There is more to the overnight news of changes in the leadership of the Boeing 747-8F freighter and 747-8I passenger jet programs.
Boeing refused to show the jet off at the Farnborough Air Show in July citing program delays. It has never dealt in any categorical manner with claims that the wing is flawed by flutter issues, and only made passing references to a low speed vibration issue triggered by a poorly designed landing gear door.
For Boeing to admit that it couldn’t get the gear arrangements right for a version of the jet family which first flew more than 41 years ago is about as damning an insight into the state of the company as any.
Boeing is being less that forthright about the full delays to the project. The 747-8F freighter version (76 sold) hasn’t just slipped from the last quarter of this year to some time in 2011, but from late 2009, which was the original promise.

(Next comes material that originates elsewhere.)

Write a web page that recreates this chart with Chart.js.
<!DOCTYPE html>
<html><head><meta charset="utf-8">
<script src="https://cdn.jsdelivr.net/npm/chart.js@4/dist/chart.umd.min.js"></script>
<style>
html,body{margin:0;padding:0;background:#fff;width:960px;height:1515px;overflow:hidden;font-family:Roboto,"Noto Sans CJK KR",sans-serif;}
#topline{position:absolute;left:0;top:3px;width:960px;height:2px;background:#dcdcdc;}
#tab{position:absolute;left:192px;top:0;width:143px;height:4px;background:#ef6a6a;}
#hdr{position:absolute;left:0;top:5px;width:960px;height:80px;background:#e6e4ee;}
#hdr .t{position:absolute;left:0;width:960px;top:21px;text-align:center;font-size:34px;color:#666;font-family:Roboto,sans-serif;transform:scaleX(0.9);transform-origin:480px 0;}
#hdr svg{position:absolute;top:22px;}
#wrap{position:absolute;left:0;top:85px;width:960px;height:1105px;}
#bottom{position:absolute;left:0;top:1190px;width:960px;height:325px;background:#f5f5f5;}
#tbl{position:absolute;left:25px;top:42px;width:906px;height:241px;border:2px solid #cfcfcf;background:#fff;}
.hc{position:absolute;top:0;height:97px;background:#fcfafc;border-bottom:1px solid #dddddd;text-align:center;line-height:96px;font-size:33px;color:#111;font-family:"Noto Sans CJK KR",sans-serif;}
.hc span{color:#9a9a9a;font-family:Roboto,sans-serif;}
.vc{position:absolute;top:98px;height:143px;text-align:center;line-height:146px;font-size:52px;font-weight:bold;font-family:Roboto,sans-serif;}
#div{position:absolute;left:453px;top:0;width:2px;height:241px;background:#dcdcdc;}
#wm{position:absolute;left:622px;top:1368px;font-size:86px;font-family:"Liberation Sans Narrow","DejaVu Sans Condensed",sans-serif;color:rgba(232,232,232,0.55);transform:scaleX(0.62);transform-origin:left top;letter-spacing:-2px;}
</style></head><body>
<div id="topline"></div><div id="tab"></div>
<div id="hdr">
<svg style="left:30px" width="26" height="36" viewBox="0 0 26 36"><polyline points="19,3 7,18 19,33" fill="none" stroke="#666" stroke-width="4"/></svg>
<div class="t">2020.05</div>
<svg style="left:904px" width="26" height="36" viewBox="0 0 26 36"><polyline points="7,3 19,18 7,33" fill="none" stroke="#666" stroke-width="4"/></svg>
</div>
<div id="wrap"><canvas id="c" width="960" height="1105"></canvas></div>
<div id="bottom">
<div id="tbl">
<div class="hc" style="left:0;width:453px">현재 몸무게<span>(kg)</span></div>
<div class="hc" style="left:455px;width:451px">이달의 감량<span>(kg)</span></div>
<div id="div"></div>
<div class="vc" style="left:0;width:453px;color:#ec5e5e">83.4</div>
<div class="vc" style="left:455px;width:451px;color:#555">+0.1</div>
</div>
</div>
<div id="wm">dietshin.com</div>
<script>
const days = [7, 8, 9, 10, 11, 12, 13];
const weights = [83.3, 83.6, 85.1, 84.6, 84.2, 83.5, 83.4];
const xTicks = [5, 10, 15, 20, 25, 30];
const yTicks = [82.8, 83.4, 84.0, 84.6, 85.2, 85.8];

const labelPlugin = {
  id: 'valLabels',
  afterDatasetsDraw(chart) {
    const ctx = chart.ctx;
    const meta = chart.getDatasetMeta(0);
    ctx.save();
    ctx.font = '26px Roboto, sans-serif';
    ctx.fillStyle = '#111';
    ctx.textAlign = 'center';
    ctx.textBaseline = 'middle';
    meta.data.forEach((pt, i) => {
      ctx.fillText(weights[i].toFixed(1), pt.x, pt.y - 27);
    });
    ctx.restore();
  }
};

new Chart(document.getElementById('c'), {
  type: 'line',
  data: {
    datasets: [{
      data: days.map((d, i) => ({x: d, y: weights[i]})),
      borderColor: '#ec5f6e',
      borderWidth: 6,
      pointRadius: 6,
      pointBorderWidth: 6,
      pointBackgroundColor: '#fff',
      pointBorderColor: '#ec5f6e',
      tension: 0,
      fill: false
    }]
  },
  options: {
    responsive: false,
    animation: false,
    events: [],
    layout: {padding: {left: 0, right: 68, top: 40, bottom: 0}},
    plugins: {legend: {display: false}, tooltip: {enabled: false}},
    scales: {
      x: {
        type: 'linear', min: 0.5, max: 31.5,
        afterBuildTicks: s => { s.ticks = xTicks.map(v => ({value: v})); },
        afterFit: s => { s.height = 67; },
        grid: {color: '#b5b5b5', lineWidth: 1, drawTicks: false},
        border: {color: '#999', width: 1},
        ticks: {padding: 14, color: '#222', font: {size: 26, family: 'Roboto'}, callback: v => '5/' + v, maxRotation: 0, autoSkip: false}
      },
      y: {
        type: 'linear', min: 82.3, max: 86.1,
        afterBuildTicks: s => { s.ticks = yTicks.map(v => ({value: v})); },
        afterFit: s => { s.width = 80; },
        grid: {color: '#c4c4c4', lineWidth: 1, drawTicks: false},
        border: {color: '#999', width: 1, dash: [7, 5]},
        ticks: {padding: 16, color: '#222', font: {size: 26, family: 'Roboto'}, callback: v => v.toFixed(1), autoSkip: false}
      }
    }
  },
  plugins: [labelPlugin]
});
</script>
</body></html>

The passenger version was originally promised to Lufthansa for mid 2010, hasn’t even flown yet and seems unlikely to be deliverable until sometime in 2012. There are only 33 orders for the passenger version including one in VIP fit out to Kuwait.
It is reasonable to surmise that if Boeing doesn’t fix the wing and other issues on this jet promptly some of its customers will walk, and it wouldn’t take much by way of cancellations to kill it.
The 747 story deserves a better ending than this, but despite Joe Sutter’s best efforts as part of its Boeing’s advisory ‘kitchen cabinet’ the last chapter is looking a bit sad at this stage.